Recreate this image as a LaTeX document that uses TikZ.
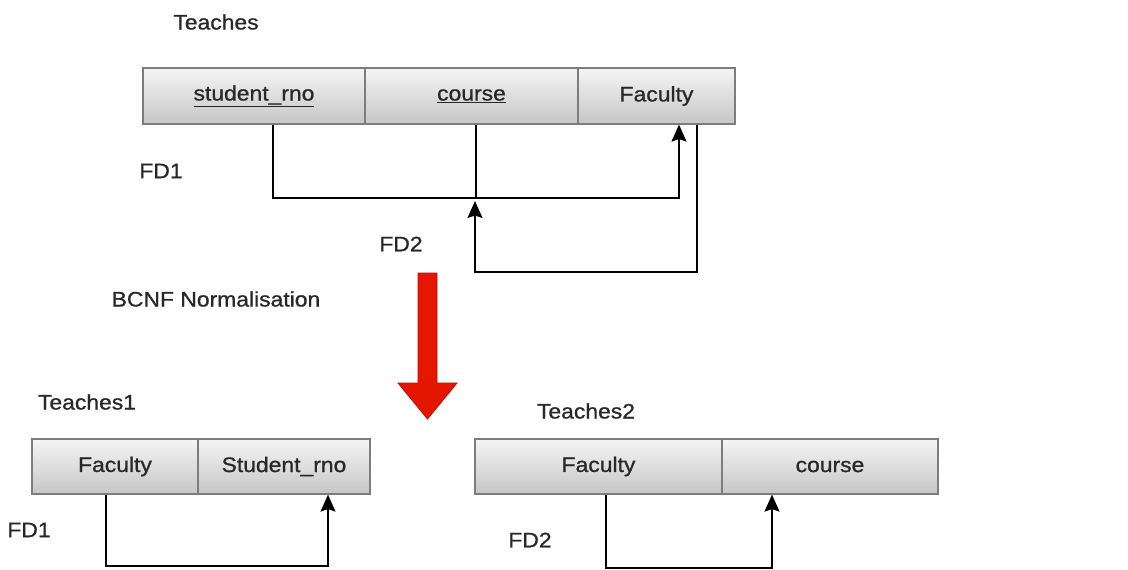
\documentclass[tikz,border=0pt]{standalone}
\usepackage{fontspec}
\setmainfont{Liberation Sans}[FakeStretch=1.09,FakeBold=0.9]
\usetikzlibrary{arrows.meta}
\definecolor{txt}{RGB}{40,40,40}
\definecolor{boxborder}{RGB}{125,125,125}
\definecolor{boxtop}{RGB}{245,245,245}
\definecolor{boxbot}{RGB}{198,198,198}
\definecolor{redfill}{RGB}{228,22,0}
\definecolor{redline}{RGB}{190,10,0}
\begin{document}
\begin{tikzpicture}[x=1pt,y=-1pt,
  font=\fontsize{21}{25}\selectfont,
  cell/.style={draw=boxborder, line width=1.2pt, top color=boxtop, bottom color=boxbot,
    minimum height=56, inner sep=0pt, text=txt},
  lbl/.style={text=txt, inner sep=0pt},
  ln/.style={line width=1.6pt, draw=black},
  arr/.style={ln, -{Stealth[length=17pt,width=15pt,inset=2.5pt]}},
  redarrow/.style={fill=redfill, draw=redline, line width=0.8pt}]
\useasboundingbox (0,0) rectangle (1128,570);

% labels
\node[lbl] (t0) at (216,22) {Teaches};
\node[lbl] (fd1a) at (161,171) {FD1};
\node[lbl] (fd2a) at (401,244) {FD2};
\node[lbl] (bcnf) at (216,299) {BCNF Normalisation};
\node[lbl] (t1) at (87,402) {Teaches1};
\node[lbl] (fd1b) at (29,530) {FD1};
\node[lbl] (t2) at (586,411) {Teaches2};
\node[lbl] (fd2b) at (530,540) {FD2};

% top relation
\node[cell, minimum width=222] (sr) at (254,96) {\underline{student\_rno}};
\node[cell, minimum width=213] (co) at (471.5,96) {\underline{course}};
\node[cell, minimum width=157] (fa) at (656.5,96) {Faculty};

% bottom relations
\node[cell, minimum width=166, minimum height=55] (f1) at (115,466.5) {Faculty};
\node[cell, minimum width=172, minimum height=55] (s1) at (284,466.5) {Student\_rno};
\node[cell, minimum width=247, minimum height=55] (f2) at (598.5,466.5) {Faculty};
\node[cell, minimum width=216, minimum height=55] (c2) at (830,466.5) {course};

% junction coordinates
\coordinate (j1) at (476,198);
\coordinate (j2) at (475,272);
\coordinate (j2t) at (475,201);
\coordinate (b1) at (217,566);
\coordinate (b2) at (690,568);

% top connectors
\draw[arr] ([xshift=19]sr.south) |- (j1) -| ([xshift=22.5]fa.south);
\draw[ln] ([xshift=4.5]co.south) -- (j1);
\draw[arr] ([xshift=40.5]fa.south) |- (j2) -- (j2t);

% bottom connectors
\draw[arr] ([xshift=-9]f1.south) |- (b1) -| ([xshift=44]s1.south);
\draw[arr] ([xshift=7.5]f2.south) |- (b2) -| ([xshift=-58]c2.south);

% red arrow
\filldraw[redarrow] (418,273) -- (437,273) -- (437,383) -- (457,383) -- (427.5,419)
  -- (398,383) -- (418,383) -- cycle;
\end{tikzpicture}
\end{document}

+---+

### [Task to carry out]
Images in the data above are to be skipped. Retype all other material exactly.

### [The response]
Recreate this image as a LaTeX document that uses TikZ.
\documentclass[tikz,border=0pt]{standalone}
\usepackage{fontspec}
\setmainfont{Liberation Sans}[FakeStretch=1.09,FakeBold=0.9]
\usetikzlibrary{arrows.meta}
\definecolor{txt}{RGB}{40,40,40}
\definecolor{boxborder}{RGB}{125,125,125}
\definecolor{boxtop}{RGB}{245,245,245}
\definecolor{boxbot}{RGB}{198,198,198}
\definecolor{redfill}{RGB}{228,22,0}
\definecolor{redline}{RGB}{190,10,0}
\begin{document}
\begin{tikzpicture}[x=1pt,y=-1pt,
  font=\fontsize{21}{25}\selectfont,
  cell/.style={draw=boxborder, line width=1.2pt, top color=boxtop, bottom color=boxbot,
    minimum height=56, inner sep=0pt, text=txt},
  lbl/.style={text=txt, inner sep=0pt},
  ln/.style={line width=1.6pt, draw=black},
  arr/.style={ln, -{Stealth[length=17pt,width=15pt,inset=2.5pt]}},
  redarrow/.style={fill=redfill, draw=redline, line width=0.8pt}]
\useasboundingbox (0,0) rectangle (1128,570);

% labels
\node[lbl] (t0) at (216,22) {Teaches};
\node[lbl] (fd1a) at (161,171) {FD1};
\node[lbl] (fd2a) at (401,244) {FD2};
\node[lbl] (bcnf) at (216,299) {BCNF Normalisation};
\node[lbl] (t1) at (87,402) {Teaches1};
\node[lbl] (fd1b) at (29,530) {FD1};
\node[lbl] (t2) at (586,411) {Teaches2};
\node[lbl] (fd2b) at (530,540) {FD2};

% top relation
\node[cell, minimum width=222] (sr) at (254,96) {\underline{student\_rno}};
\node[cell, minimum width=213] (co) at (471.5,96) {\underline{course}};
\node[cell, minimum width=157] (fa) at (656.5,96) {Faculty};

% bottom relations
\node[cell, minimum width=166, minimum height=55] (f1) at (115,466.5) {Faculty};
\node[cell, minimum width=172, minimum height=55] (s1) at (284,466.5) {Student\_rno};
\node[cell, minimum width=247, minimum height=55] (f2) at (598.5,466.5) {Faculty};
\node[cell, minimum width=216, minimum height=55] (c2) at (830,466.5) {course};

% junction coordinates
\coordinate (j1) at (476,198);
\coordinate (j2) at (475,272);
\coordinate (j2t) at (475,201);
\coordinate (b1) at (217,566);
\coordinate (b2) at (690,568);

% top connectors
\draw[arr] ([xshift=19]sr.south) |- (j1) -| ([xshift=22.5]fa.south);
\draw[ln] ([xshift=4.5]co.south) -- (j1);
\draw[arr] ([xshift=40.5]fa.south) |- (j2) -- (j2t);

% bottom connectors
\draw[arr] ([xshift=-9]f1.south) |- (b1) -| ([xshift=44]s1.south);
\draw[arr] ([xshift=7.5]f2.south) |- (b2) -| ([xshift=-58]c2.south);

% red arrow
\filldraw[redarrow] (418,273) -- (437,273) -- (437,383) -- (457,383) -- (427.5,419)
  -- (398,383) -- (418,383) -- cycle;
\end{tikzpicture}
\end{document}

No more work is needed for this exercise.